出生率と相関するデータはなかなか見当たらない
東北については納得のいく理由が見つかったとはいえ、出生率の「西高東低」は、いわゆる県民性とか社会経済についてのさまざまな数字との相関性がなかなか見いだしにくい。
共立総合研究所が、文部科学省「平成25年度全国学力・学習状況調査」(小学6年生対象)の分析によりランキングした「『いい子どもが育つ』都道府県ランキング」(2013年度データ)というのがある。ここで1位になったのは秋田だが、2020年の出生率では44位、出生率トップの沖縄は46位だから、まったく関係がなさそうだ。
通勤・通学時間は、出生率が低い大都市周辺で長いが、同じ地方圏のなかで比較してみると、出生率にはほとんど影響していない。
平均寿命、喫煙、飲酒、持ち家、家の広さ、女性就業率、子どもの学力、睡眠時間……このあたりも相関性はない。医師数を見てみると、西日本のほうが人口比の割に国立医大の設置が多いため、一般に西日本で多く東日本で少ない傾向があり、少し相関性はあるが、これが出生率に関係しているかはわからない。
三世帯同居率は、東北や日本海側で高く九州などでは低い。
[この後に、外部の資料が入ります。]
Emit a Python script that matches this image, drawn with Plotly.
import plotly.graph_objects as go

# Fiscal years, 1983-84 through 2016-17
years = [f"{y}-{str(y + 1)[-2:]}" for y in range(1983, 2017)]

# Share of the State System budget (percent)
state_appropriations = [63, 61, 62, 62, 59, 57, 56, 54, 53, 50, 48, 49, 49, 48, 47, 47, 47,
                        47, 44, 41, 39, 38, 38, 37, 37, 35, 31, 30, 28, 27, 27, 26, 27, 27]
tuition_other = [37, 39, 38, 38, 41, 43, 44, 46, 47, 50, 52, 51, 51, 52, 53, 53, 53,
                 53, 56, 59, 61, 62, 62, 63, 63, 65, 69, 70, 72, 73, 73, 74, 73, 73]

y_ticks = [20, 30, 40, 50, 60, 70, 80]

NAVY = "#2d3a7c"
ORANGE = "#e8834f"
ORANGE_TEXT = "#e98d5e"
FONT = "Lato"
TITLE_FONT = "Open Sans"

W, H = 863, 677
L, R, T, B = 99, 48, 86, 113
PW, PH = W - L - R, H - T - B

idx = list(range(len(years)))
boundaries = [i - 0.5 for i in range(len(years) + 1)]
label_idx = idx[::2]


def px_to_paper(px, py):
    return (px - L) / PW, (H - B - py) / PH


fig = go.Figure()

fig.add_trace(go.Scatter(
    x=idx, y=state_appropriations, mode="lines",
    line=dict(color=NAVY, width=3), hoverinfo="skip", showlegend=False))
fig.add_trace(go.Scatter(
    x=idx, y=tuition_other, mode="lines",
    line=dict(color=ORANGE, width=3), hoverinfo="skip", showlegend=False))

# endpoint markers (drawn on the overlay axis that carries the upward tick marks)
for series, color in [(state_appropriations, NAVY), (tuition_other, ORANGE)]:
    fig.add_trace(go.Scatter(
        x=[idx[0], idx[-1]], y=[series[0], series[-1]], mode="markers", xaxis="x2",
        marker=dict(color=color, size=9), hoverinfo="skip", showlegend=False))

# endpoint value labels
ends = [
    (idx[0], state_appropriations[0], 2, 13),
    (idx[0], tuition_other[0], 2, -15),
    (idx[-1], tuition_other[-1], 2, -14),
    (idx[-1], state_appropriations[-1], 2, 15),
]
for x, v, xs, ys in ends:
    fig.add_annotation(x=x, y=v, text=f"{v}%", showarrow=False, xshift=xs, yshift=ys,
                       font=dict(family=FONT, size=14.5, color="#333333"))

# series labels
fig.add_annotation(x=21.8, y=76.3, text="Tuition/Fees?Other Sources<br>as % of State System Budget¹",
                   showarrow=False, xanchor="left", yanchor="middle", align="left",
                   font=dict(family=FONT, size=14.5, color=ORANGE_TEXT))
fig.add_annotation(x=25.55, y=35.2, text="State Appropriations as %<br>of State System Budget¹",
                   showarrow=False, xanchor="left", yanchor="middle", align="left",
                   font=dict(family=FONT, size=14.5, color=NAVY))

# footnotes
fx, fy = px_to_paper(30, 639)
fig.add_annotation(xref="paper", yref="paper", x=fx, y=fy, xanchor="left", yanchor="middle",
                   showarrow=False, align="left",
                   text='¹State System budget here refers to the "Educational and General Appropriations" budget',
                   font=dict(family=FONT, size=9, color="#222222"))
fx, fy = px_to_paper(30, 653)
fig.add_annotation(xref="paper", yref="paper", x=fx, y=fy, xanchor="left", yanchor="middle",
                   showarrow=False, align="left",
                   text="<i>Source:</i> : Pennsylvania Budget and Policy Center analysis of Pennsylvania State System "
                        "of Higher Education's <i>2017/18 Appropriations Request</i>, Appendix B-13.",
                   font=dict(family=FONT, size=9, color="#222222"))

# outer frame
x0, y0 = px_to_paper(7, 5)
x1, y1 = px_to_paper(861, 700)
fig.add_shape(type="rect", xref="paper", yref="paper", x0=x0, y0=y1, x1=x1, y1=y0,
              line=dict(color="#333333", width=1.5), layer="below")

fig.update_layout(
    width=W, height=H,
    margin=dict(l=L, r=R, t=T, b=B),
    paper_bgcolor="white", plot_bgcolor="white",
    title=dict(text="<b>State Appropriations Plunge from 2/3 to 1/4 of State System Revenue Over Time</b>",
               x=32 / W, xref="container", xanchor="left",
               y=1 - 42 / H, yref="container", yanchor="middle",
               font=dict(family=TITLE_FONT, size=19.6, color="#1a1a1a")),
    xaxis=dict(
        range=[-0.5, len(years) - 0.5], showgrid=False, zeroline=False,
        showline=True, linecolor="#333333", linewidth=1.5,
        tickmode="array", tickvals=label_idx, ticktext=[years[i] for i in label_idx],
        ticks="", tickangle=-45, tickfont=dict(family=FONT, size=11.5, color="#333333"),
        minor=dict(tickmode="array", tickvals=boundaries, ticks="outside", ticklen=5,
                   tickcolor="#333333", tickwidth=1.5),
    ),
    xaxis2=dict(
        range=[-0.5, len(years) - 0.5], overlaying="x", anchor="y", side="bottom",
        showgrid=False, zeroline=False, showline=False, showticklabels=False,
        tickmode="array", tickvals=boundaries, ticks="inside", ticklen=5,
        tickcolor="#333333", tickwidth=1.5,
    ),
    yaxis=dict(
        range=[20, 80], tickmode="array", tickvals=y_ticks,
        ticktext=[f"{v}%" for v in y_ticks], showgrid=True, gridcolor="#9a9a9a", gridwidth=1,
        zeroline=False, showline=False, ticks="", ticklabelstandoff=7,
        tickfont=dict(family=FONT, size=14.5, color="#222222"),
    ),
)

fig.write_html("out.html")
その結果、同居率が低いほうが、出生率が高いことが多いともいえるが、断定できるほどの相関性はない。
「子どもにお金をかけたい県」は出生率が高い
ソニー生命保険株式会社が2015年に行った「生活意識調査」は、主観的な意識の問題だが、少しヒントがある。
「子育てのしやすさが自慢」は、福井、富山、香川、鳥取、山口が上位だが、比較的、出生率が高い地域だ。
お金の使い道について、住宅とか健康などとの相関性はないが、「教育にお金をかけたい」は、徳島、福岡、大分、兵庫、広島、愛媛が上位だから少し関係はしている。やはり子どもの将来が楽しみだ、自分より子どもにお金をかけたいという意識のところは出生率も高いようではある。
また、男性の平均初婚年齢(2021年、全国平均30.9歳)を見ると、初婚が早い上位道県が岡山、山口、宮崎、広島、佐賀、福井、徳島であり、初婚が遅い下位は関東地方が多い。女性(同、全国平均28.6歳)では、上位が愛知、愛媛、茨城、岡山、沖縄、下位が和歌山、北海道、兵庫、福島、福岡であるから、初婚が早い都道府県のほうが、出生率が高いという傾向は間違いなくある。